Directions for this task — Copy the data below exactly, omitting any picture it contains.

Provided material —
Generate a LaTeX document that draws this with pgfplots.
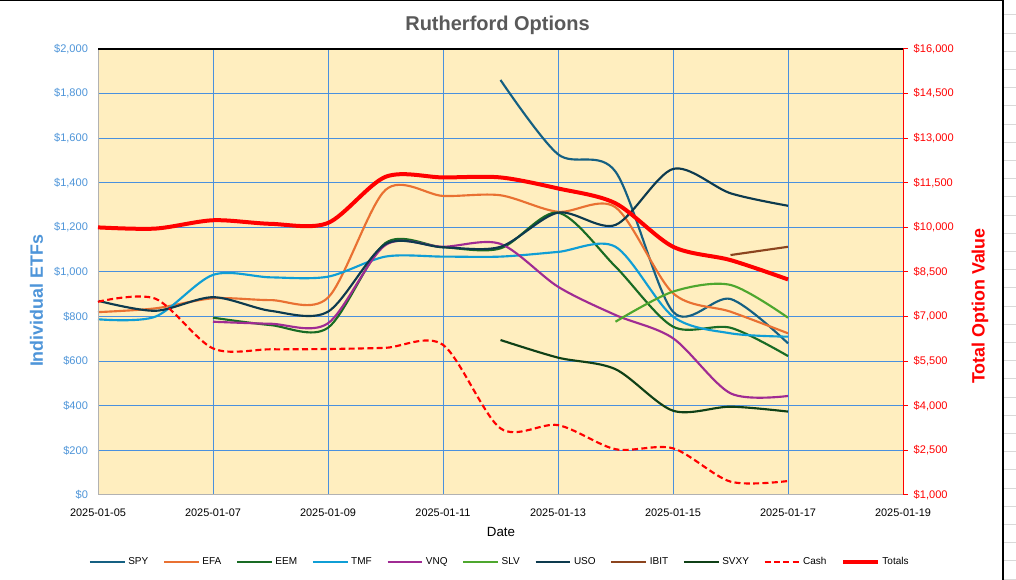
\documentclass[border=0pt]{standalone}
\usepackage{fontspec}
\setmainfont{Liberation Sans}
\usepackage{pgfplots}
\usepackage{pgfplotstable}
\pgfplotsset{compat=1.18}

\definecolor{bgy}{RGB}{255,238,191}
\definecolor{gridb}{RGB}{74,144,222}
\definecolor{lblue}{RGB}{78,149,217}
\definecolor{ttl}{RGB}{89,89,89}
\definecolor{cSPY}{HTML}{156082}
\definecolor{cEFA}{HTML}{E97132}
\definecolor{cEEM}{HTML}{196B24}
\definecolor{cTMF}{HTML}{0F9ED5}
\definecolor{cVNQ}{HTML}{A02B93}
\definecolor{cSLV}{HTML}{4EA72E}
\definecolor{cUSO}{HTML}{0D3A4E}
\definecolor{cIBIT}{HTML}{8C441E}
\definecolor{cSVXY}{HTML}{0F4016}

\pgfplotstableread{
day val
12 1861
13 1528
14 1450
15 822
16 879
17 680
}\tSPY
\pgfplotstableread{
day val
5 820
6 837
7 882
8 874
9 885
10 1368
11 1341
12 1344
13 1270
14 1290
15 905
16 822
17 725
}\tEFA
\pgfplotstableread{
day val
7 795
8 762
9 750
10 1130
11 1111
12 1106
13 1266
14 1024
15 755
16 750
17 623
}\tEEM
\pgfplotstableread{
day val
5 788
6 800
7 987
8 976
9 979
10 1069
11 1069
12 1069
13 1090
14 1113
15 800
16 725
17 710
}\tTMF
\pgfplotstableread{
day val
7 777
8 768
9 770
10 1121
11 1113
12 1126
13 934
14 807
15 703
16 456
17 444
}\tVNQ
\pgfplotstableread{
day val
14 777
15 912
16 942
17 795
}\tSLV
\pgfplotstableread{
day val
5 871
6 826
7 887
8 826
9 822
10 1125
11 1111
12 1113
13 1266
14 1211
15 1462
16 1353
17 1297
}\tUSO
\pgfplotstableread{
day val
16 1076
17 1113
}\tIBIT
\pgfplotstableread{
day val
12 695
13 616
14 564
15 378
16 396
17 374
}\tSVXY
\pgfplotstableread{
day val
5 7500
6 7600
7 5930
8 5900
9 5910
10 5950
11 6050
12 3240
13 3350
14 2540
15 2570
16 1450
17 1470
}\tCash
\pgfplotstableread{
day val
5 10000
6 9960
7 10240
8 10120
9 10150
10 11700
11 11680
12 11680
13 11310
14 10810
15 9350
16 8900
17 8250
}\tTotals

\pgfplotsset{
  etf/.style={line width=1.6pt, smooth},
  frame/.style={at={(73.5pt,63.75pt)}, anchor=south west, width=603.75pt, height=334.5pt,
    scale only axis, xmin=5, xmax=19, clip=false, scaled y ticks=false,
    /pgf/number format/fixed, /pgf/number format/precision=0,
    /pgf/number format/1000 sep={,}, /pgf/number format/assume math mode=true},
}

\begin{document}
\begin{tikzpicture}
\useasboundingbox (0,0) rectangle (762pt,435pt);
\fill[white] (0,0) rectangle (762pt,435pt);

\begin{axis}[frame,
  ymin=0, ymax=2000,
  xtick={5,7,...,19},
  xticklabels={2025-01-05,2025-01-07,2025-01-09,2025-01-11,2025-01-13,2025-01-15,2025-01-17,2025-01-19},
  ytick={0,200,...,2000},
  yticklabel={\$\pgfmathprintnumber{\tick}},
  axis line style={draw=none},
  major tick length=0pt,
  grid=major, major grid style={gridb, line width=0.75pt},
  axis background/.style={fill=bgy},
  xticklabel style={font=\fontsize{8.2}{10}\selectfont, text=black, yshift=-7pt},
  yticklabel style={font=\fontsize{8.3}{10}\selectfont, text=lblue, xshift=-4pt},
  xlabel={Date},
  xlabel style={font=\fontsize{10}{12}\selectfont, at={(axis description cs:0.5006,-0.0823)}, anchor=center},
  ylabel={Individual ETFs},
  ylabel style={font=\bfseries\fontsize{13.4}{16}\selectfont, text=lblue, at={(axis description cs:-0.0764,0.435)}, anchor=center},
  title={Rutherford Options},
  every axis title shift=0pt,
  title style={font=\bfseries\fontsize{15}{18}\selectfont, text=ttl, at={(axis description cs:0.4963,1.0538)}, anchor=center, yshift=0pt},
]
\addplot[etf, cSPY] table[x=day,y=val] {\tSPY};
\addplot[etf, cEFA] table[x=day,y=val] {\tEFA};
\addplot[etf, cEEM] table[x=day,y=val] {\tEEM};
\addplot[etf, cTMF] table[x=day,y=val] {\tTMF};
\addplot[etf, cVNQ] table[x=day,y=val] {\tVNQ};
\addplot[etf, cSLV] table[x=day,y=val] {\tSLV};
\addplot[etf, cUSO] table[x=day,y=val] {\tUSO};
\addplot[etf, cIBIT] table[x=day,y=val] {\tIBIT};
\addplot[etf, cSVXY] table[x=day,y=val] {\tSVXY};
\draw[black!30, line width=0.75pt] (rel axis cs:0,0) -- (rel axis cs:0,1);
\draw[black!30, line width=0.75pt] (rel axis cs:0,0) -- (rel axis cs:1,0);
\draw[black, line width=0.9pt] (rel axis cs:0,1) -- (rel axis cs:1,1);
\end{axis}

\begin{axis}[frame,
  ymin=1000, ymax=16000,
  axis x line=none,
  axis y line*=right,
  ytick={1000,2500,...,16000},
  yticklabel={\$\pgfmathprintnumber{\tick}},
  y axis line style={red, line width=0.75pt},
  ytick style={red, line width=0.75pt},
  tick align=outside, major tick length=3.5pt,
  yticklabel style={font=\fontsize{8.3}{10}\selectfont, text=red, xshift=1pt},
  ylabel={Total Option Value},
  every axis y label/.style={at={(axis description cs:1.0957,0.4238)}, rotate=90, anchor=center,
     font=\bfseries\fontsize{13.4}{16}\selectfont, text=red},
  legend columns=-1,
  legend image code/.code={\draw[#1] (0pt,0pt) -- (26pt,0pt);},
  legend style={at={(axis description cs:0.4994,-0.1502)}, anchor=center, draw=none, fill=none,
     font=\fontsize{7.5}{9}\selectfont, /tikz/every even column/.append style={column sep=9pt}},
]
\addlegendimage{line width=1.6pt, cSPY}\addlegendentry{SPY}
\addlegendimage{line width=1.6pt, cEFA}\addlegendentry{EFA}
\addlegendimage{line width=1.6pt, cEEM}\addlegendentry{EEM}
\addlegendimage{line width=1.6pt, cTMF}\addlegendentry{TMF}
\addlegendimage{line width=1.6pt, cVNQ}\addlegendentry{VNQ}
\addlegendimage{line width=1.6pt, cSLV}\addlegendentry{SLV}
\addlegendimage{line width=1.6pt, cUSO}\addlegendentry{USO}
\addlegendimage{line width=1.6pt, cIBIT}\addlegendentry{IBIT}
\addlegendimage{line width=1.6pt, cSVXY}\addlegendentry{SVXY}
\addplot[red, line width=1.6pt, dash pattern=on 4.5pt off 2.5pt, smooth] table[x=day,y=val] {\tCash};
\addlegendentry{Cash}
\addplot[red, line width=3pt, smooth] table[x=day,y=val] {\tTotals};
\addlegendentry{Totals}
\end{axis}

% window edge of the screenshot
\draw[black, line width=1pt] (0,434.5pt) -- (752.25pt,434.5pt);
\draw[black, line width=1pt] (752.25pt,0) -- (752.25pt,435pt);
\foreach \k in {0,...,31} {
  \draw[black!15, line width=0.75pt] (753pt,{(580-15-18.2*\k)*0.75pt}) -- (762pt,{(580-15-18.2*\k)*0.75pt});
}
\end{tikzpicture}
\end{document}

Finished exercise —
Generate a LaTeX document that draws this with pgfplots.
\documentclass[border=0pt]{standalone}
\usepackage{fontspec}
\setmainfont{Liberation Sans}
\usepackage{pgfplots}
\usepackage{pgfplotstable}
\pgfplotsset{compat=1.18}

\definecolor{bgy}{RGB}{255,238,191}
\definecolor{gridb}{RGB}{74,144,222}
\definecolor{lblue}{RGB}{78,149,217}
\definecolor{ttl}{RGB}{89,89,89}
\definecolor{cSPY}{HTML}{156082}
\definecolor{cEFA}{HTML}{E97132}
\definecolor{cEEM}{HTML}{196B24}
\definecolor{cTMF}{HTML}{0F9ED5}
\definecolor{cVNQ}{HTML}{A02B93}
\definecolor{cSLV}{HTML}{4EA72E}
\definecolor{cUSO}{HTML}{0D3A4E}
\definecolor{cIBIT}{HTML}{8C441E}
\definecolor{cSVXY}{HTML}{0F4016}

\pgfplotstableread{
day val
12 1861
13 1528
14 1450
15 822
16 879
17 680
}\tSPY
\pgfplotstableread{
day val
5 820
6 837
7 882
8 874
9 885
10 1368
11 1341
12 1344
13 1270
14 1290
15 905
16 822
17 725
}\tEFA
\pgfplotstableread{
day val
7 795
8 762
9 750
10 1130
11 1111
12 1106
13 1266
14 1024
15 755
16 750
17 623
}\tEEM
\pgfplotstableread{
day val
5 788
6 800
7 987
8 976
9 979
10 1069
11 1069
12 1069
13 1090
14 1113
15 800
16 725
17 710
}\tTMF
\pgfplotstableread{
day val
7 777
8 768
9 770
10 1121
11 1113
12 1126
13 934
14 807
15 703
16 456
17 444
}\tVNQ
\pgfplotstableread{
day val
14 777
15 912
16 942
17 795
}\tSLV
\pgfplotstableread{
day val
5 871
6 826
7 887
8 826
9 822
10 1125
11 1111
12 1113
13 1266
14 1211
15 1462
16 1353
17 1297
}\tUSO
\pgfplotstableread{
day val
16 1076
17 1113
}\tIBIT
\pgfplotstableread{
day val
12 695
13 616
14 564
15 378
16 396
17 374
}\tSVXY
\pgfplotstableread{
day val
5 7500
6 7600
7 5930
8 5900
9 5910
10 5950
11 6050
12 3240
13 3350
14 2540
15 2570
16 1450
17 1470
}\tCash
\pgfplotstableread{
day val
5 10000
6 9960
7 10240
8 10120
9 10150
10 11700
11 11680
12 11680
13 11310
14 10810
15 9350
16 8900
17 8250
}\tTotals

\pgfplotsset{
  etf/.style={line width=1.6pt, smooth},
  frame/.style={at={(73.5pt,63.75pt)}, anchor=south west, width=603.75pt, height=334.5pt,
    scale only axis, xmin=5, xmax=19, clip=false, scaled y ticks=false,
    /pgf/number format/fixed, /pgf/number format/precision=0,
    /pgf/number format/1000 sep={,}, /pgf/number format/assume math mode=true},
}

\begin{document}
\begin{tikzpicture}
\useasboundingbox (0,0) rectangle (762pt,435pt);
\fill[white] (0,0) rectangle (762pt,435pt);

\begin{axis}[frame,
  ymin=0, ymax=2000,
  xtick={5,7,...,19},
  xticklabels={2025-01-05,2025-01-07,2025-01-09,2025-01-11,2025-01-13,2025-01-15,2025-01-17,2025-01-19},
  ytick={0,200,...,2000},
  yticklabel={\$\pgfmathprintnumber{\tick}},
  axis line style={draw=none},
  major tick length=0pt,
  grid=major, major grid style={gridb, line width=0.75pt},
  axis background/.style={fill=bgy},
  xticklabel style={font=\fontsize{8.2}{10}\selectfont, text=black, yshift=-7pt},
  yticklabel style={font=\fontsize{8.3}{10}\selectfont, text=lblue, xshift=-4pt},
  xlabel={Date},
  xlabel style={font=\fontsize{10}{12}\selectfont, at={(axis description cs:0.5006,-0.0823)}, anchor=center},
  ylabel={Individual ETFs},
  ylabel style={font=\bfseries\fontsize{13.4}{16}\selectfont, text=lblue, at={(axis description cs:-0.0764,0.435)}, anchor=center},
  title={Rutherford Options},
  every axis title shift=0pt,
  title style={font=\bfseries\fontsize{15}{18}\selectfont, text=ttl, at={(axis description cs:0.4963,1.0538)}, anchor=center, yshift=0pt},
]
\addplot[etf, cSPY] table[x=day,y=val] {\tSPY};
\addplot[etf, cEFA] table[x=day,y=val] {\tEFA};
\addplot[etf, cEEM] table[x=day,y=val] {\tEEM};
\addplot[etf, cTMF] table[x=day,y=val] {\tTMF};
\addplot[etf, cVNQ] table[x=day,y=val] {\tVNQ};
\addplot[etf, cSLV] table[x=day,y=val] {\tSLV};
\addplot[etf, cUSO] table[x=day,y=val] {\tUSO};
\addplot[etf, cIBIT] table[x=day,y=val] {\tIBIT};
\addplot[etf, cSVXY] table[x=day,y=val] {\tSVXY};
\draw[black!30, line width=0.75pt] (rel axis cs:0,0) -- (rel axis cs:0,1);
\draw[black!30, line width=0.75pt] (rel axis cs:0,0) -- (rel axis cs:1,0);
\draw[black, line width=0.9pt] (rel axis cs:0,1) -- (rel axis cs:1,1);
\end{axis}

\begin{axis}[frame,
  ymin=1000, ymax=16000,
  axis x line=none,
  axis y line*=right,
  ytick={1000,2500,...,16000},
  yticklabel={\$\pgfmathprintnumber{\tick}},
  y axis line style={red, line width=0.75pt},
  ytick style={red, line width=0.75pt},
  tick align=outside, major tick length=3.5pt,
  yticklabel style={font=\fontsize{8.3}{10}\selectfont, text=red, xshift=1pt},
  ylabel={Total Option Value},
  every axis y label/.style={at={(axis description cs:1.0957,0.4238)}, rotate=90, anchor=center,
     font=\bfseries\fontsize{13.4}{16}\selectfont, text=red},
  legend columns=-1,
  legend image code/.code={\draw[#1] (0pt,0pt) -- (26pt,0pt);},
  legend style={at={(axis description cs:0.4994,-0.1502)}, anchor=center, draw=none, fill=none,
     font=\fontsize{7.5}{9}\selectfont, /tikz/every even column/.append style={column sep=9pt}},
]
\addlegendimage{line width=1.6pt, cSPY}\addlegendentry{SPY}
\addlegendimage{line width=1.6pt, cEFA}\addlegendentry{EFA}
\addlegendimage{line width=1.6pt, cEEM}\addlegendentry{EEM}
\addlegendimage{line width=1.6pt, cTMF}\addlegendentry{TMF}
\addlegendimage{line width=1.6pt, cVNQ}\addlegendentry{VNQ}
\addlegendimage{line width=1.6pt, cSLV}\addlegendentry{SLV}
\addlegendimage{line width=1.6pt, cUSO}\addlegendentry{USO}
\addlegendimage{line width=1.6pt, cIBIT}\addlegendentry{IBIT}
\addlegendimage{line width=1.6pt, cSVXY}\addlegendentry{SVXY}
\addplot[red, line width=1.6pt, dash pattern=on 4.5pt off 2.5pt, smooth] table[x=day,y=val] {\tCash};
\addlegendentry{Cash}
\addplot[red, line width=3pt, smooth] table[x=day,y=val] {\tTotals};
\addlegendentry{Totals}
\end{axis}

% window edge of the screenshot
\draw[black, line width=1pt] (0,434.5pt) -- (752.25pt,434.5pt);
\draw[black, line width=1pt] (752.25pt,0) -- (752.25pt,435pt);
\foreach \k in {0,...,31} {
  \draw[black!15, line width=0.75pt] (753pt,{(580-15-18.2*\k)*0.75pt}) -- (762pt,{(580-15-18.2*\k)*0.75pt});
}
\end{tikzpicture}
\end{document}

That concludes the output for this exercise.